Steve Chapman, a syndicated columnist and editorial writer, stated in his Aug. 15, 2006 StarTribune article “Too Many Ex-Convicts Aren’t Able to Vote”:

“We let ex-convicts marry, reproduce, buy beer, own property and drive. They don’t lose their freedom of religion, their right against self-incrimination or their right not to have soldiers quartered in their homes in time of war. But in many places, the assumption is that they can’t be trusted to help choose our leaders.

Many of them can be. The pleasures of long-term confinement serve to deter a lot of them from reverting to mischief. If we thought criminals could never be reformed, we wouldn’t let them out of prison in the first place…

This is one of those cases where we should do the right thing and let the chips fall where they may. Depriving ex-convicts of the ballot is a mindless form of punishment that only discourages them from becoming upstanding members of the community.

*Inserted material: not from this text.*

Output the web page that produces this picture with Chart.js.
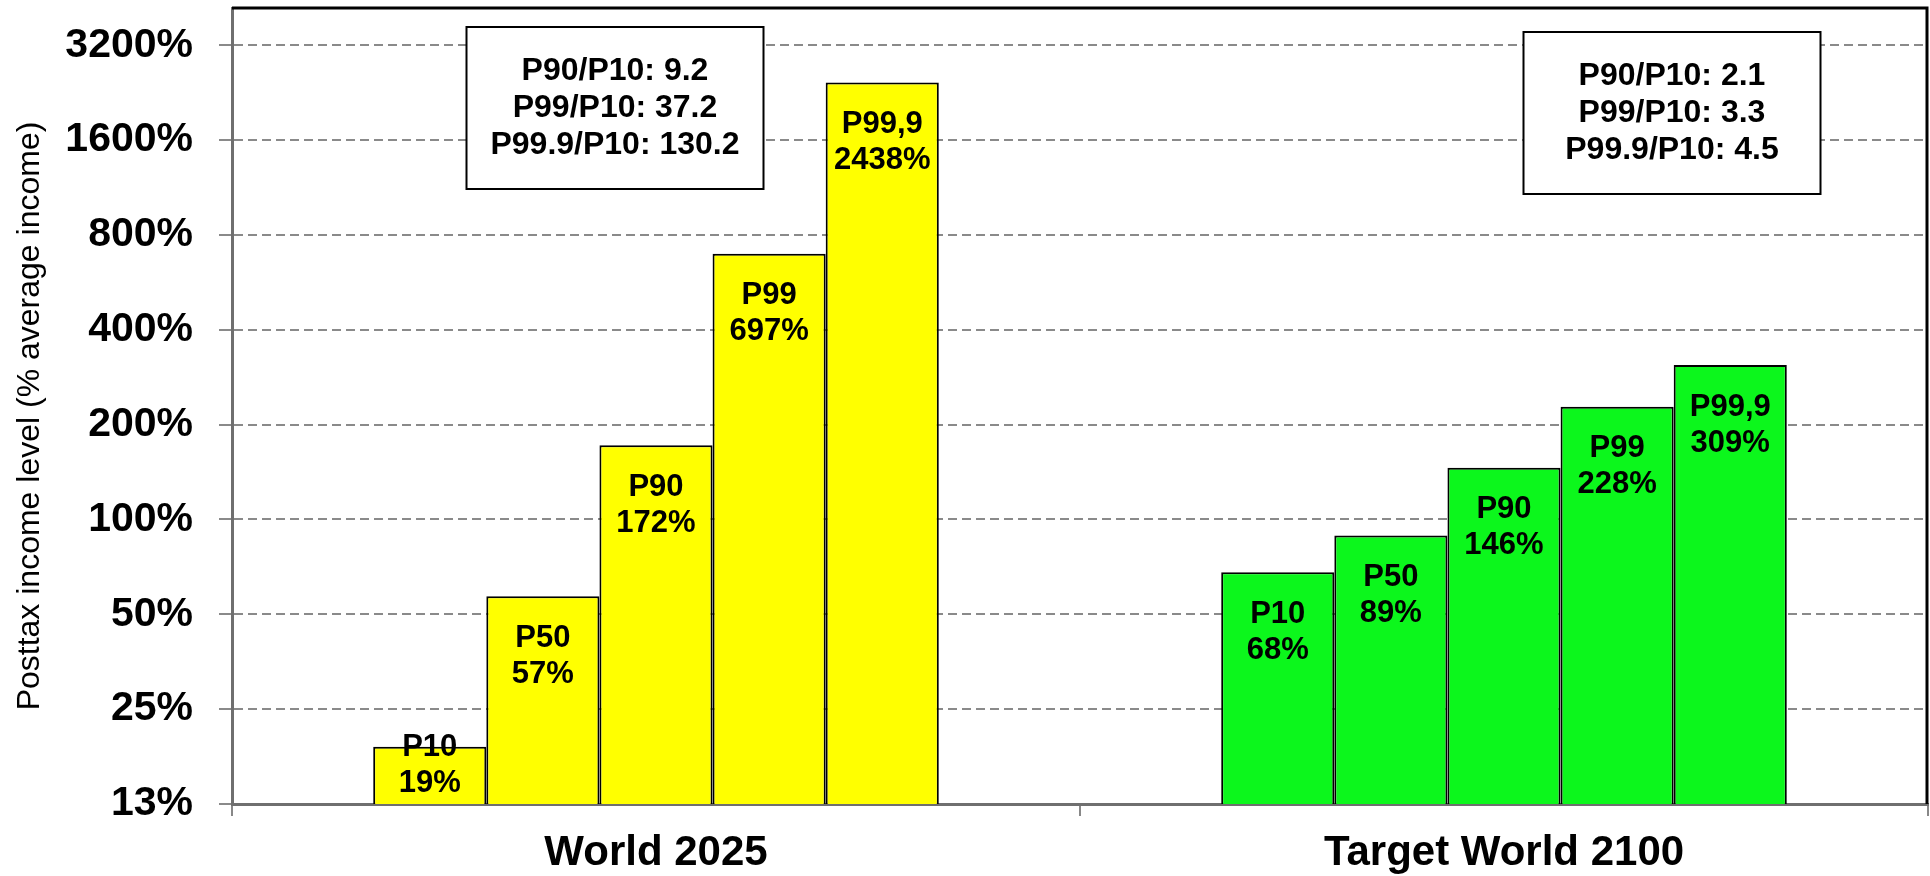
<!DOCTYPE html>
<html>
<head>
<meta charset="utf-8">
<script src="https://cdn.jsdelivr.net/npm/chart.js@4"></script>
<style>
  body { margin: 0; background: #fff; }
  #wrap { width: 1930px; height: 876px; }
</style>
</head>
<body>
<div id="wrap"><canvas id="incomeChart"></canvas></div>
<script>
// categories and percentile groups
const categories = ['World 2025', 'Target World 2100'];
const percentiles = ['P10', 'P50', 'P90', 'P99', 'P99,9'];

// posttax income level, % of average income (2025, 2100)
const p10 = [19, 68];
const p50 = [57, 89];
const p90 = [172, 146];
const p99 = [697, 228];
const p999 = [2438, 309];

// y axis (log, doubling steps)
const yTicks = [12.5, 25, 50, 100, 200, 400, 800, 1600, 3200];
const yMin = 12.5;
const yMax = 4200;
const yTitle = 'Posttax income level (% average income)';

// ratio boxes
const ratios2025 = ['P90/P10: 9.2', 'P99/P10: 37.2', 'P99.9/P10: 130.2'];
const ratios2100 = ['P90/P10: 2.1', 'P99/P10: 3.3', 'P99.9/P10: 4.5'];

const FONT = "'Liberation Sans', Arial, sans-serif";
const barColors = ['#ffff00', '#0cf71c'];

const series = [p10, p50, p90, p99, p999];

// labels inside the bars: name + value
const barLabels = {
  id: 'barLabels',
  afterDatasetsDraw(chart) {
    const ctx = chart.ctx;
    ctx.save();
    ctx.font = 'bold 31px ' + FONT;
    ctx.fillStyle = '#000';
    ctx.textAlign = 'center';
    ctx.textBaseline = 'middle';
    chart.data.datasets.forEach((ds, i) => {
      chart.getDatasetMeta(i).data.forEach((bar, j) => {
        const top = bar.y;
        const bottom = bar.base;
        let y1 = Math.min(top + 42, bottom - 21 - 36);
        ctx.fillText(ds.label, bar.x, y1);
        ctx.fillText(ds.data[j] + '%', bar.x, y1 + 36);
      });
    });
    ctx.restore();
  }
};

// ratio text boxes, y title, top/right frame
const boxes = {
  id: 'boxes',
  afterDatasetsDraw(chart) {
    const ctx = chart.ctx;
    const x = chart.scales.x;
    const a = chart.chartArea;
    const drawBox = (cx, top, lines) => {
      const w = 297, h = 162;
      ctx.save();
      ctx.fillStyle = '#fff';
      ctx.fillRect(cx - w / 2, top, w, h);
      ctx.strokeStyle = '#000';
      ctx.lineWidth = 2;
      ctx.strokeRect(cx - w / 2, top, w, h);
      ctx.font = 'bold 32px ' + FONT;
      ctx.fillStyle = '#000';
      ctx.textAlign = 'center';
      ctx.textBaseline = 'middle';
      lines.forEach((t, k) => ctx.fillText(t, cx, top + h / 2 + (k - 1) * 37));
      ctx.restore();
    };
    drawBox(x.getPixelForValue(0) - 41, a.top + 19, ratios2025);
    drawBox(x.getPixelForValue(1) + 168, a.top + 24, ratios2100);
  },
  afterDraw(chart) {
    const ctx = chart.ctx;
    const a = chart.chartArea;
    ctx.save();
    ctx.strokeStyle = '#000';
    ctx.lineWidth = 3;
    ctx.beginPath();
    ctx.moveTo(a.left, a.top);
    ctx.lineTo(a.right - 1, a.top);
    ctx.lineTo(a.right - 1, a.bottom);
    ctx.stroke();

    // y axis title
    ctx.translate(30, (a.top + a.bottom) / 2 + 10);
    ctx.rotate(-Math.PI / 2);
    ctx.font = '32px ' + FONT;
    ctx.fillStyle = '#000';
    ctx.textAlign = 'center';
    ctx.textBaseline = 'middle';
    ctx.fillText(yTitle, 0, 0);
    ctx.restore();
  }
};

new Chart(document.getElementById('incomeChart'), {
  type: 'bar',
  data: {
    labels: categories,
    datasets: percentiles.map((name, i) => ({
      label: name,
      data: series[i],
      backgroundColor: barColors,
      borderColor: '#000',
      borderWidth: 2,
      barPercentage: 1,
      categoryPercentage: 0.667
    }))
  },
  options: {
    responsive: true,
    maintainAspectRatio: false,
    animation: false,
    layout: { padding: { top: 8, right: 2, bottom: 0, left: 0 } },
    plugins: {
      legend: { display: false },
      tooltip: { enabled: false }
    },
    scales: {
      x: {
        afterFit(scale) {
          scale.height = 72;
          scale.paddingLeft = 0;
          scale.paddingRight = 0;
        },
        grid: {
          display: true,
          drawOnChartArea: false,
          drawTicks: true,
          tickLength: 12,
          offset: true,
          color: '#888',
          lineWidth: 2
        },
        border: { display: true, color: '#6f6f6f', width: 3 },
        ticks: {
          padding: 12,
          color: '#000',
          font: { family: FONT, size: 42, weight: 'bold' }
        }
      },
      y: {
        type: 'logarithmic',
        min: yMin,
        max: yMax,
        afterBuildTicks(scale) {
          scale.ticks = yTicks.map(v => ({ value: v, major: true }));
        },
        afterFit(scale) {
          scale.width = 232;
          scale.paddingTop = 0;
          scale.paddingBottom = 0;
        },
        grid: {
          color: '#8a8a8a',
          lineWidth: 2,
          tickBorderDash: [],
          tickColor: '#8a8a8a',
          tickLength: 13
        },
        border: { display: true, color: '#6f6f6f', width: 3, dash: [9, 5] },
        ticks: {
          padding: 26,
          color: '#000',
          font: { family: FONT, size: 41, weight: 'bold' },
          callback: v => Math.round(v) + '%'
        }
      }
    }
  },
  plugins: [barLabels, boxes]
});
</script>
</body>
</html>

They’d be better off if we let them vote, and so would the rest of us.”

Aug. 15, 2006


Marc Mauer, MSW, Executive Director of The Sentencing Project, stated in a Nov. 1, 2004 debate through the Legal Affairs Debate Club:

“If I was in charge of setting voting qualifications, there are many categories of people whom I would exclude due to their ‘untrustworthiness.’ For a start, admitted racists or anti-Semites wouldn’t vote. Maybe I’d also exclude people who couldn’t demonstrate that they had devoted sufficient time to the upcoming elections. Or perhaps greedy people who lack a commitment to the overall well-being of the community.

But in a democracy we don’t (or at least shouldn’t) set up such barriers… No matter how reprehensible or ill-informed I find someone’s views, my remedy is obviously to get out and vote and to convince others to support my position.”